Commentary

Selected Criticism

Title:
Wallace, James William [1853–1926]
Author:
Griffin, Larry D.
Print source:
J.R. LeMaster and Donald D. Kummings, eds., Walt Whitman: An Encyclopedia (New York: Garland Publishing, 1998), reproduced by permission.

James William Wallace, an English architect, was a Whitman enthusiast, a founding member of Bolton "College," a Whitman correspondent, a visitor to Walt Whitman in Camden in 1891, and coauthor of a book with Dr. John Johnston (d. 1918), fellow Bolton "College" Member, about their separate visits to Whitman. 

In 1885 Wallace, thirty-one and unmarried, organized Monday night meetings at his father's house on Eagle Street in Bolton, England. Known locally as "The Eagle Street 'College'" and abroad as Bolton "College," this group included mostly working-class men with limited educational backgrounds. The appellation "College" shows the humor of the group, which met without formal organization or purpose for discussion of local interest topics, politics, humor, and spiritual matters. 

After the death of his mother in January of 1885, Wallace had a mystical experience about which he wrote and which Dr. Richard Maurice Bucke (1837-1902) included in his Cosmic Consciousness

Wallace and Johnston began a correspondence with Walt Whitman in 1887. By the time of his death, Whitman wrote the two men more than 120 letters and postcards. Whitman also presented his stuffed canary to Wallace. Today, the Metropolitan Library in Bolton holds the canary and other Whitman gifts to the group. 

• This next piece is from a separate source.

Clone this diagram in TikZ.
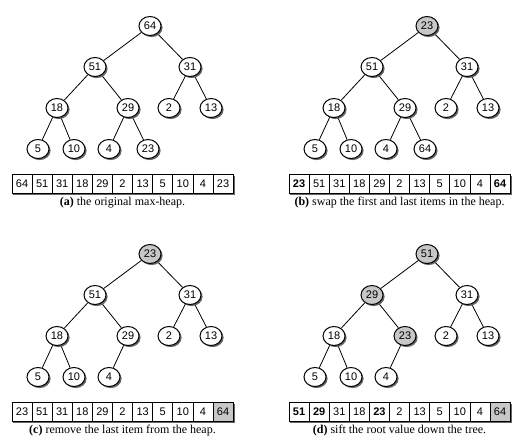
\documentclass[tikz,border=0pt]{standalone}
\usepackage{fontspec}
\setmainfont{Liberation Serif}
\setsansfont{Liberation Sans}
\usetikzlibrary{shapes.geometric,shadows,backgrounds}

\tikzset{
  x=1pt, y=-1pt,
  hnode/.style={ellipse, draw, line width=1pt, fill=white,
    minimum width=22pt, minimum height=19pt, inner sep=0pt,
    font=\sffamily\fontsize{11}{11}\selectfont,
    drop shadow={shadow xshift=1.6pt, shadow yshift=-1.6pt, fill=black!60, opacity=1}},
  hot/.style={hnode, fill=black!22},
  cell/.style={rectangle, draw, line width=0.8pt, fill=white,
    minimum width=20.1pt, minimum height=19pt, inner sep=0pt,
    font=\sffamily\fontsize{11}{11}\selectfont},
  bcell/.style={cell, font=\sffamily\bfseries\fontsize{11}{11}\selectfont},
  done/.style={cell, fill=black!22},
  edge/.style={line width=0.8pt},
  caption/.style={font=\fontsize{12}{12}\selectfont}
}

% #1 name prefix, #2/#3 panel offset, #4 number of tree nodes,
% #5 tree values/styles, #6 array values/styles, #7 caption
\newcommand\heappanel[7]{%
  \begin{scope}[shift={(#2,#3)}]
    \foreach \v/\s [count=\i] in {#5} {
      \pgfmathsetmacro\px{{150,95,190,57,128,169,211,38,74,109,148}[\i-1]}
      \pgfmathsetmacro\py{{26,67,67,108,108,108,108,149,149,149,149}[\i-1]}
      \node[\s] (#1\i) at (\px,\py) {\v};
    }
    \begin{scope}[on background layer]
      \foreach \c in {2,...,#4} {
        \pgfmathtruncatemacro\p{floor(\c/2)}
        \draw[edge] (#1\p) -- (#1\c);
      }
    \end{scope}
    \foreach \v/\s [count=\i] in {#6} {
      \node[\s] (#1c\i) at ({12+20.1*(\i-0.5)},184) {\v};
    }
    \begin{scope}[on background layer]
      \fill[black!60] ([shift={(1.5pt,-1.5pt)}]#1c1.north west)
        rectangle ([shift={(1.5pt,-1.5pt)}]#1c11.south east);
    \end{scope}
    \node[caption] (#1cap) at (122.5,203) {#7};
  \end{scope}
}

\begin{document}
\begin{tikzpicture}
  \useasboundingbox (0,0) rectangle (532,445);

  \heappanel{a}{0}{0}{11}
    {64/hnode,51/hnode,31/hnode,18/hnode,29/hnode,2/hnode,13/hnode,5/hnode,10/hnode,4/hnode,23/hnode}
    {64/cell,51/cell,31/cell,18/cell,29/cell,2/cell,13/cell,5/cell,10/cell,4/cell,23/cell}
    {\textbf{(a)} the original max-heap.}

  \heappanel{b}{277}{0}{11}
    {23/hot,51/hnode,31/hnode,18/hnode,29/hnode,2/hnode,13/hnode,5/hnode,10/hnode,4/hnode,64/hnode}
    {23/bcell,51/cell,31/cell,18/cell,29/cell,2/cell,13/cell,5/cell,10/cell,4/cell,64/bcell}
    {\textbf{(b)} swap the first and last items in the heap.}

  \heappanel{c}{0}{228}{10}
    {23/hot,51/hnode,31/hnode,18/hnode,29/hnode,2/hnode,13/hnode,5/hnode,10/hnode,4/hnode}
    {23/cell,51/cell,31/cell,18/cell,29/cell,2/cell,13/cell,5/cell,10/cell,4/cell,64/done}
    {\textbf{(c)} remove the last item from the heap.}

  \heappanel{d}{277}{228}{10}
    {51/hot,29/hot,31/hnode,18/hnode,23/hot,2/hnode,13/hnode,5/hnode,10/hnode,4/hnode}
    {51/bcell,29/bcell,31/cell,18/cell,23/bcell,2/cell,13/cell,5/cell,10/cell,4/cell,64/done}
    {\textbf{(d)} sift the root value down the tree.}
\end{tikzpicture}
\end{document}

In 1891 Wallace visited Whitman in Camden and Bucke in London, Ontario. Wallace also visited Andrew H. Rome in New York and the Cranberry Street room where the Romes printed Leaves of Grass (1855). He visited the Whitman Birthplace, Jayne's Hill, both Whitman maternal and paternal homesteads and burial grounds, and various Whitman relatives on Long Island. 

Bibliography

Bucke, Richard Maurice. Cosmic Consciousness: A Study in the Evolution of the Human Mind. Philadelphia: Innes, 1901. 

Hamer, Harold. A Catalogue of Works by and Relating to Walt Whitman in the Reference Library, Bolton. Bolton, England: Libraries Committee, 1955. 

Johnston, John, and J.W. Wallace. Visits to Walt Whitman in 1890-1891. London: Allen and Unwin, 1917. 

Salveson, Paul. Loving Comrades: Lancashire's Links to Walt Whitman. Bolton, England: Worker's Educational Association, 1984. 

Wallace, J.W. Walt Whitman and the World Crisis. Manchester: The National Labour Press, 1920.